Neuhaus’ prose, as always, delights with both witticism and seriousness, controversial stands and generous readings. It also importantly corrects many misreadings of his earlier work. To charges that his ecumenism compromises Catholic teaching, one observes his statement that Christians cannot avoid the question of whether Jews “should be Christians” and “cannot, out of a desire to be polite, answer that question in the negative.” Against the criticisms of an overweening liberalism on church-state issues he reaffirms the great genius of the Constantinian arrangement but, like Newman, refuses to say that this is the best arrangement for today. Against the view that he overestimates the American founding he repeats Leo Strauss’ verdict on the founders’ principles“low but solid”adding for himself, “Perhaps too low, not solid enough.” Here we have witticism, seriousness, affirmation, and correction.

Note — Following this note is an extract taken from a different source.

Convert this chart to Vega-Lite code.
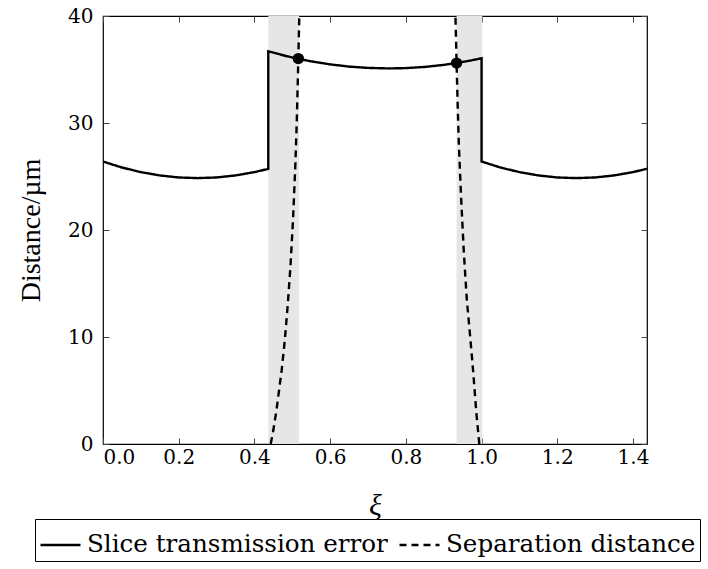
{
  "$schema": "https://vega.github.io/schema/vega-lite/v6.json",
  "width": 544,
  "height": 428,
  "autosize": {"type": "none"},
  "padding": {"left": 103, "top": 16, "right": 61, "bottom": 125},
  "background": "white",
  "config": {
    "view": {"stroke": "black", "strokeWidth": 1.2},
    "axis": {
      "grid": false,
      "domainColor": "black",
      "tickColor": "#444",
      "labelColor": "black",
      "titleColor": "black",
      "labelFontSize": 20,
      "titleFontSize": 28,
      "titleFontWeight": "normal"
    }
  },
  "datasets": {
    "bands": [
      {"a": 0.4366, "b": 0.518},
      {"a": 0.934, "b": 1.002}
    ],
    "curves": [
      {"i": 1, "g": "ste", "s": "Slice transmission error", "xi": 0.0, "d": 26.4},
      {"i": 2, "g": "ste", "s": "Slice transmission error", "xi": 0.05, "d": 25.84},
      {"i": 3, "g": "ste", "s": "Slice transmission error", "xi": 0.1, "d": 25.41},
      {"i": 4, "g": "ste", "s": "Slice transmission error", "xi": 0.15, "d": 25.1},
      {"i": 5, "g": "ste", "s": "Slice transmission error", "xi": 0.2, "d": 24.91},
      {"i": 6, "g": "ste", "s": "Slice transmission error", "xi": 0.25, "d": 24.85},
      {"i": 7, "g": "ste", "s": "Slice transmission error", "xi": 0.3, "d": 24.91},
      {"i": 8, "g": "ste", "s": "Slice transmission error", "xi": 0.35, "d": 25.1},
      {"i": 9, "g": "ste", "s": "Slice transmission error", "xi": 0.4, "d": 25.41},
      {"i": 10, "g": "ste", "s": "Slice transmission error", "xi": 0.4366, "d": 25.71},
      {"i": 11, "g": "ste", "s": "Slice transmission error", "xi": 0.4366, "d": 36.71},
      {"i": 12, "g": "ste", "s": "Slice transmission error", "xi": 0.48, "d": 36.29},
      {"i": 13, "g": "ste", "s": "Slice transmission error", "xi": 0.516, "d": 36.0},
      {"i": 14, "g": "ste", "s": "Slice transmission error", "xi": 0.55, "d": 35.76},
      {"i": 15, "g": "ste", "s": "Slice transmission error", "xi": 0.6, "d": 35.48},
      {"i": 16, "g": "ste", "s": "Slice transmission error", "xi": 0.65, "d": 35.27},
      {"i": 17, "g": "ste", "s": "Slice transmission error", "xi": 0.7, "d": 35.15},
      {"i": 18, "g": "ste", "s": "Slice transmission error", "xi": 0.755, "d": 35.1},
      {"i": 19, "g": "ste", "s": "Slice transmission error", "xi": 0.8, "d": 35.13},
      {"i": 20, "g": "ste", "s": "Slice transmission error", "xi": 0.85, "d": 35.24},
      {"i": 21, "g": "ste", "s": "Slice transmission error", "xi": 0.9, "d": 35.43},
      {"i": 22, "g": "ste", "s": "Slice transmission error", "xi": 0.934, "d": 35.61},
      {"i": 23, "g": "ste", "s": "Slice transmission error", "xi": 0.97, "d": 35.83},
      {"i": 24, "g": "ste", "s": "Slice transmission error", "xi": 1.0, "d": 36.05},
      {"i": 25, "g": "ste", "s": "Slice transmission error", "xi": 1.0, "d": 26.4},
      {"i": 26, "g": "ste", "s": "Slice transmission error", "xi": 1.05, "d": 25.84},
      {"i": 27, "g": "ste", "s": "Slice transmission error", "xi": 1.1, "d": 25.41},
      {"i": 28, "g": "ste", "s": "Slice transmission error", "xi": 1.15, "d": 25.1},
      {"i": 29, "g": "ste", "s": "Slice transmission error", "xi": 1.2, "d": 24.91},
      {"i": 30, "g": "ste", "s": "Slice transmission error", "xi": 1.25, "d": 24.85},
      {"i": 31, "g": "ste", "s": "Slice transmission error", "xi": 1.3, "d": 24.91},
      {"i": 32, "g": "ste", "s": "Slice transmission error", "xi": 1.35, "d": 25.1},
      {"i": 33, "g": "ste", "s": "Slice transmission error", "xi": 1.4, "d": 25.41},
      {"i": 34, "g": "ste", "s": "Slice transmission error", "xi": 1.437, "d": 25.72},
      {"i": 1, "g": "sd1", "s": "Separation distance", "xi": 0.443, "d": 0},
      {"i": 2, "g": "sd1", "s": "Separation distance", "xi": 0.45, "d": 1.3},
      {"i": 3, "g": "sd1", "s": "Separation distance", "xi": 0.458, "d": 3.1},
      {"i": 4, "g": "sd1", "s": "Separation distance", "xi": 0.465, "d": 5.0},
      {"i": 5, "g": "sd1", "s": "Separation distance", "xi": 0.472, "d": 6.9},
      {"i": 6, "g": "sd1", "s": "Separation distance", "xi": 0.48, "d": 9.6},
      {"i": 7, "g": "sd1", "s": "Separation distance", "xi": 0.488, "d": 13.0},
      {"i": 8, "g": "sd1", "s": "Separation distance", "xi": 0.495, "d": 16.5},
      {"i": 9, "g": "sd1", "s": "Separation distance", "xi": 0.502, "d": 21.0},
      {"i": 10, "g": "sd1", "s": "Separation distance", "xi": 0.508, "d": 26.0},
      {"i": 11, "g": "sd1", "s": "Separation distance", "xi": 0.512, "d": 30.3},
      {"i": 12, "g": "sd1", "s": "Separation distance", "xi": 0.516, "d": 36.0},
      {"i": 13, "g": "sd1", "s": "Separation distance", "xi": 0.5185, "d": 40.0},
      {"i": 1, "g": "sd2", "s": "Separation distance", "xi": 0.994, "d": 0},
      {"i": 2, "g": "sd2", "s": "Separation distance", "xi": 0.986, "d": 3.0},
      {"i": 3, "g": "sd2", "s": "Separation distance", "xi": 0.978, "d": 6.7},
      {"i": 4, "g": "sd2", "s": "Separation distance", "xi": 0.97, "d": 10.0},
      {"i": 5, "g": "sd2", "s": "Separation distance", "xi": 0.961, "d": 13.5},
      {"i": 6, "g": "sd2", "s": "Separation distance", "xi": 0.953, "d": 18.0},
      {"i": 7, "g": "sd2", "s": "Separation distance", "xi": 0.946, "d": 23.0},
      {"i": 8, "g": "sd2", "s": "Separation distance", "xi": 0.94, "d": 28.0},
      {"i": 9, "g": "sd2", "s": "Separation distance", "xi": 0.937, "d": 31.5},
      {"i": 10, "g": "sd2", "s": "Separation distance", "xi": 0.934, "d": 35.6},
      {"i": 11, "g": "sd2", "s": "Separation distance", "xi": 0.931, "d": 40.0}
    ],
    "dots": [
      {"xi": 0.516, "d": 36.02},
      {"xi": 0.934, "d": 35.6}
    ]
  },
  "layer": [
    {
      "data": {"name": "bands"},
      "mark": {"type": "rect", "color": "#e6e6e6"},
      "encoding": {
        "x": {
          "field": "a", "type": "quantitative",
          "scale": {"domain": [0, 1.437], "nice": false, "zero": false},
          "axis": {
            "orient": "bottom", "title": "ξ", "titleFontStyle": "italic",
            "titleFont": "Liberation Serif",
            "titleFontSize": 30, "titlePadding": 23,
            "values": [0, 0.2, 0.4, 0.6, 0.8, 1.0, 1.2, 1.4],
            "format": ".1f", "tickSize": -6, "labelPadding": 9,
            "labelFont": "DejaVu Serif", "domain": false
          }
        },
        "x2": {"field": "b"},
        "y": {
          "datum": 0, "type": "quantitative",
          "scale": {"domain": [0, 40], "nice": false},
          "axis": {
            "orient": "left", "title": "Distance/µm", "titleFontSize": 28,
            "titleFont": "Liberation Serif",
            "values": [0, 10, 20, 30, 40], "tickSize": -6, "labelPadding": 16,
            "labelFont": "DejaVu Serif", "titlePadding": 22, "domain": false
          }
        },
        "y2": {"datum": 40}
      }
    },
    {
      "data": {"name": "curves"},
      "mark": {"type": "line", "strokeWidth": 2.4, "color": "black", "clip": true},
      "encoding": {
        "x": {
          "field": "xi", "type": "quantitative",
          "axis": {"orient": "top", "labels": false, "title": null, "values": [0, 0.2, 0.4, 0.6, 0.8, 1.0, 1.2, 1.4], "tickSize": -6, "domain": false}
        },
        "y": {
          "field": "d", "type": "quantitative",
          "axis": {"orient": "right", "labels": false, "title": null, "values": [0, 10, 20, 30, 40], "tickSize": -6, "domain": false}
        },
        "detail": {"field": "g"},
        "order": {"field": "i", "type": "quantitative"},
        "strokeDash": {
          "field": "s", "type": "nominal",
          "scale": {"domain": ["Slice transmission error", "Separation distance"], "range": [[1, 0], [7, 5]]},
          "legend": {
            "title": null, "orient": "none", "legendX": -68, "legendY": 503,
            "direction": "horizontal", "strokeColor": "black", "fillColor": "white",
            "padding": 4, "cornerRadius": 0, "symbolType": "stroke",
            "symbolSize": 1600, "symbolStrokeWidth": 2.4, "symbolStrokeColor": "black",
            "labelFont": "DejaVu Serif", "labelFontSize": 24.6, "labelColor": "black",
            "labelLimit": 500, "labelOffset": 5, "columnPadding": 6
          }
        }
      }
    },
    {
      "data": {"name": "dots"},
      "mark": {"type": "point", "filled": true, "color": "black", "opacity": 1, "size": 130},
      "encoding": {
        "x": {"field": "xi", "type": "quantitative", "axis": null},
        "y": {"field": "d", "type": "quantitative", "axis": null}
      }
    }
  ],
  "resolve": {"axis": {"x": "independent", "y": "independent"}}
}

Nevertheless, substance for real arguments appear. Neuhaus’ affirmation of John Courtney Murray’s belief that natural law and the Church can provide a coherent US public policy can be questioned on numerous levels. His attention to Richard Rorty’s liberalism will be thought by some to be a rabbit-hole best ignored. But the thrust of Neuhaus’ argument seems unassailable.
Christians are people of exile upon whom God has placed an “awkward duality of citizenship.” Much prayer and much hard thinking must go into figuring out when we can “go along” with the ways of our American Babylon and when we must say no. At all times we must pray for the peace of our city, but remember that we are exiles whose hope is not in this life. Richard John Neuhaus knew that. He is, God willing, an exile no more.